If you're jonesing for an art fix, the months of October and November are sure to satisfy your craving.
From October 12 to 30, for three consecutive weekends, New Haven itself becomes an exhibition space as part of Artspace's 14th Annual City-Wide Open Studios. Local artists participating in the month-long visual arts festival welcome visitors to their studios in New Haven, West Haven, North Haven and Hamden. Other hot spots include Erector Square (the former Erector set factory), and the Alternative Space, an empty building for temporary installations. Some new features this year include an iPhone urban search app, which will allow registered artists to post updates to their studio information, and visitors to download CWOS maps, a special passport for studio visitors to use and fill during the middle weekend, making them eligible to win a specially commissioned print, and a private closing celebration party at the Yale University Art Gallery.
Overall, "We're trying to do some performances, and more activities in the studios," says Executive Director Helen Kauder.
In November, Artspace hosts an exhibition, organized by New York-based guest curator Rachel Gugelberger and funded in part by the National Endowment for the Arts called Library Science. The title and premise of Library Science derive partly from conceptual artist Eleanor Antin's 1972 work in which "pieces of information" describing women artists were catalogued by the Library of Congress classification system and subject headings. The show also finds inspiration in the field of library and information science, which investigates library resource usage, human interaction with library systems, and information organization.

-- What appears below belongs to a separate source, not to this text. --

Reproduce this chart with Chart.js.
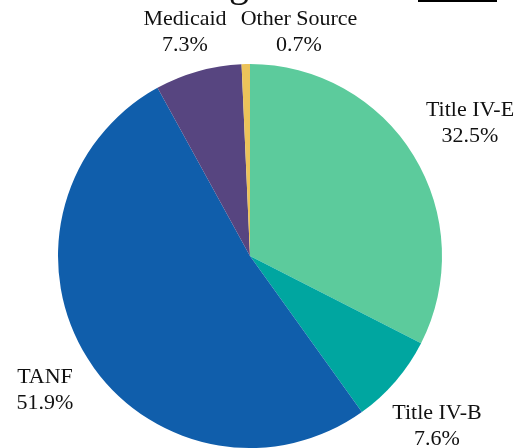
<!DOCTYPE html>
<html>
<head>
<meta charset="utf-8">
<script src="https://cdn.jsdelivr.net/npm/chart.js@4"></script>
<style>
html,body{margin:0;padding:0;background:#fff;}
#wrap{width:532px;height:448px;position:relative;}
</style>
</head>
<body>
<div id="wrap"><canvas id="c" width="532" height="448"></canvas></div>
<script>
const categories = ["Title IV-E", "Title IV-B", "TANF", "Medicaid", "Other Source"];
const shares = [32.5, 7.6, 51.9, 7.3, 0.7];
const percentLabels = ["32.5%", "7.6%", "51.9%", "7.3%", "0.7%"];
const sliceColors = ["#5ccb9c", "#00a6a0", "#105eab", "#574580", "#ecc35a"];
const labelPositions = [[470, 110], [437, 413], [45, 377], [185, 19], [299, 19]];

const labelPlugin = {
  id: 'outerLabels',
  afterDraw(chart) {
    const ctx = chart.ctx;
    ctx.save();
    ctx.fillStyle = '#111';
    ctx.textAlign = 'center';
    ctx.textBaseline = 'middle';
    ctx.font = '22px "Liberation Serif", serif';
    categories.forEach((c, i) => {
      const [x, y] = labelPositions[i];
      ctx.fillText(c, x, y);
      ctx.fillText(percentLabels[i], x, y + 26);
    });
    // cropped heading remnants at the very top
    ctx.font = '40px "Liberation Serif", serif';
    ctx.textBaseline = 'alphabetic';
    ctx.fillText('g', 239, -4);
    ctx.fillStyle = '#000';
    ctx.fillRect(418, 0, 79, 2);
    ctx.restore();
  }
};

new Chart(document.getElementById('c'), {
  type: 'pie',
  data: {
    labels: categories,
    datasets: [{
      data: shares,
      backgroundColor: sliceColors,
      borderWidth: 0
    }]
  },
  options: {
    responsive: false,
    animation: false,
    layout: { padding: { left: 58, right: 90, top: 64, bottom: 0 } },
    plugins: { legend: { display: false }, tooltip: { enabled: false }, title: { display: false } }
  },
  plugins: [labelPlugin]
});
</script>
</body>
</html>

Library Science extends beyond the gallery in New Haven's Ninth Square: Connecticut artists will display work commissioned specifically for the show in libraries within walking distance, like the Institute Library, Beinecke Rare Books & Manuscripts and Haas Arts Libraries, which house great visual resources. "We wanted artists to be able to have an opportunity to really establish connections with librarians," says Kauder of what she considers the "living, transformative aspect" of Gugelberger's show. "Artists often don't necessarily have the easiest time to find resource materials."
Locals don't always know what's available to them either. As a part of the Library Science exhibition, Artspace plans to arrange a walking tour from library to library, which Kauder hopes will open these institutions up to the public.